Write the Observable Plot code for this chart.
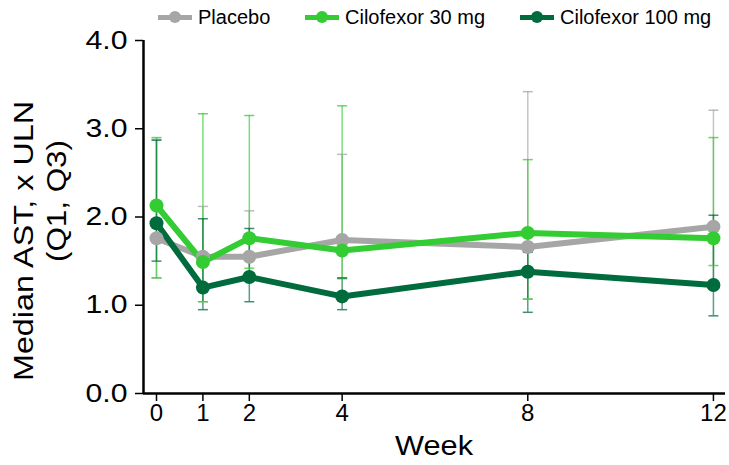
<!DOCTYPE html>
<html>
<head>
<meta charset="utf-8">
<script src="https://cdn.jsdelivr.net/npm/d3@7"></script>
<script src="https://cdn.jsdelivr.net/npm/@observablehq/plot@0.6"></script>
<style>
  html, body { margin: 0; padding: 0; background: #fff; }
  #wrap { position: relative; width: 729px; height: 465px; font-family: "Liberation Sans", Arial, sans-serif; }
  #legend { position: absolute; top: 4px; left: 0; width: 729px; height: 26px; }
  .item { position: absolute; top: 0; height: 26px; display: flex; align-items: center; font-size: 20px; color: #000; white-space: nowrap; }
  .sw { position: relative; width: 34px; height: 26px; margin-right: 6px; }
  .sw .ln { position: absolute; left: 0; right: 0; top: 10.5px; height: 5px; }
  .sw .dt { position: absolute; left: 11px; top: 7px; width: 12px; height: 12px; border-radius: 50%; }
</style>
</head>
<body>
<div id="wrap">
  <div id="chart"></div>
  <div id="legend"></div>
</div>
<script>
const weeks = [0, 1, 2, 4, 8, 12];
const seriesNames = ["Placebo", "Cilofexor 30 mg", "Cilofexor 100 mg"];
const seriesColors = ["#a6a6a6", "#33cc33", "#006b3c"];

const placeboMedian = [1.76, 1.55, 1.55, 1.74, 1.66, 1.89];
const placeboQ1     = [1.31, 1.04, 1.30, 1.31, 1.07, 1.26];
const placeboQ3     = [2.88, 2.12, 2.07, 2.71, 3.42, 3.21];

const cil30Median = [2.13, 1.49, 1.76, 1.62, 1.82, 1.76];
const cil30Q1     = [1.31, 1.04, 1.42, 1.30, 1.07, 1.45];
const cil30Q3     = [2.90, 3.17, 3.15, 3.26, 2.65, 2.90];

const cil100Median = [1.93, 1.20, 1.32, 1.10, 1.38, 1.23];
const cil100Q1     = [1.50, 0.95, 1.04, 0.95, 0.92, 0.88];
const cil100Q3     = [2.87, 1.98, 1.87, 1.31, 1.60, 2.02];

const yTicks = [0, 1, 2, 3, 4];
const xDomain = [-0.28, 12.26];
const yDomain = [0, 4];

const raw = [
  [placeboMedian, placeboQ1, placeboQ3],
  [cil30Median, cil30Q1, cil30Q3],
  [cil100Median, cil100Q1, cil100Q3]
];
const data = [];
raw.forEach((s, i) => {
  weeks.forEach((w, j) => {
    data.push({series: seriesNames[i], week: w, median: s[0][j], q1: s[1][j], q3: s[2][j]});
  });
});

const capSymbol = {
  draw(context) {
    context.moveTo(-5, 0);
    context.lineTo(5, 0);
  }
};

const color = {domain: seriesNames, range: seriesColors};

const chart = Plot.plot({
  width: 729,
  height: 465,
  marginTop: 40,
  marginBottom: 72,
  marginLeft: 143,
  marginRight: 4,
  style: {fontFamily: '"Liberation Sans", Arial, sans-serif', fontSize: "24px", color: "#000", background: "#fff"},
  x: {domain: xDomain, label: null},
  y: {domain: yDomain, label: null},
  color,
  marks: [
    Plot.ruleX(data, {x: "week", y1: "q1", y2: "q3", stroke: "series", strokeWidth: 1.5, strokeOpacity: 0.65}),
    Plot.dot(data, {x: "week", y: "q1", symbol: capSymbol, r: 5, stroke: "series", strokeWidth: 1.5, strokeOpacity: 0.75, fill: "none"}),
    Plot.dot(data, {x: "week", y: "q3", symbol: capSymbol, r: 5, stroke: "series", strokeWidth: 1.5, strokeOpacity: 0.75, fill: "none"}),
    Plot.line(data, {x: "week", y: "median", z: "series", stroke: "series", strokeWidth: 6}),
    Plot.dot(data, {x: "week", y: "median", fill: "series", r: 7}),
    Plot.ruleY([yDomain[0]], {stroke: "#000", strokeWidth: 2.5}),
    Plot.ruleX([xDomain[0]], {stroke: "#000", strokeWidth: 2.5}),
    Plot.axisX({ticks: weeks, tickFormat: d => String(d), tickSize: 8, tickPadding: 2, fontSize: 24, label: null, strokeWidth: 1.5}),
    Plot.axisY({ticks: yTicks, tickFormat: d3.format(".1f"), tickSize: 8, tickPadding: 8, fontSize: 25, label: null, strokeWidth: 1.5})
  ]
});
document.getElementById("chart").appendChild(chart);

const svg = d3.select(chart);
svg.selectAll("g[aria-label='y-axis tick label'] text")
  .attr("textLength", 42).attr("lengthAdjust", "spacingAndGlyphs");

// axis titles
svg.append("text")
  .attr("transform", "translate(24,241) rotate(-90)")
  .attr("text-anchor", "middle").attr("dominant-baseline", "central")
  .attr("font-size", 27).attr("fill", "#000")
  .attr("textLength", 280).attr("lengthAdjust", "spacingAndGlyphs")
  .text("Median AST, x ULN");
svg.append("text")
  .attr("transform", "translate(57,201) rotate(-90)")
  .attr("text-anchor", "middle").attr("dominant-baseline", "central")
  .attr("font-size", 27).attr("fill", "#000")
  .attr("textLength", 122).attr("lengthAdjust", "spacingAndGlyphs")
  .text("(Q1, Q3)");
svg.append("text")
  .attr("x", 434).attr("y", 446)
  .attr("text-anchor", "middle").attr("dominant-baseline", "central")
  .attr("font-size", 27).attr("fill", "#000")
  .attr("textLength", 78).attr("lengthAdjust", "spacingAndGlyphs")
  .text("Week");

// legend
const legendLeft = [158, 305, 520];
const legend = document.getElementById("legend");
seriesNames.forEach((name, i) => {
  const item = document.createElement("div");
  item.className = "item";
  item.style.left = legendLeft[i] + "px";
  item.innerHTML = `<div class="sw"><div class="ln" style="background:${seriesColors[i]}"></div><div class="dt" style="background:${seriesColors[i]}"></div></div><span>${name}</span>`;
  legend.appendChild(item);
});
</script>
</body>
</html>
• • • •
Description of the task.
Exactly reproduce the run of lines from the start of the listing through the line with "2.71, 3.42, 3.21];", inclusive; pictures are not copied.

Response.
Write the Observable Plot code for this chart.
<!DOCTYPE html>
<html>
<head>
<meta charset="utf-8">
<script src="https://cdn.jsdelivr.net/npm/d3@7"></script>
<script src="https://cdn.jsdelivr.net/npm/@observablehq/plot@0.6"></script>
<style>
  html, body { margin: 0; padding: 0; background: #fff; }
  #wrap { position: relative; width: 729px; height: 465px; font-family: "Liberation Sans", Arial, sans-serif; }
  #legend { position: absolute; top: 4px; left: 0; width: 729px; height: 26px; }
  .item { position: absolute; top: 0; height: 26px; display: flex; align-items: center; font-size: 20px; color: #000; white-space: nowrap; }
  .sw { position: relative; width: 34px; height: 26px; margin-right: 6px; }
  .sw .ln { position: absolute; left: 0; right: 0; top: 10.5px; height: 5px; }
  .sw .dt { position: absolute; left: 11px; top: 7px; width: 12px; height: 12px; border-radius: 50%; }
</style>
</head>
<body>
<div id="wrap">
  <div id="chart"></div>
  <div id="legend"></div>
</div>
<script>
const weeks = [0, 1, 2, 4, 8, 12];
const seriesNames = ["Placebo", "Cilofexor 30 mg", "Cilofexor 100 mg"];
const seriesColors = ["#a6a6a6", "#33cc33", "#006b3c"];

const placeboMedian = [1.76, 1.55, 1.55, 1.74, 1.66, 1.89];
const placeboQ1     = [1.31, 1.04, 1.30, 1.31, 1.07, 1.26];
const placeboQ3     = [2.88, 2.12, 2.07, 2.71, 3.42, 3.21];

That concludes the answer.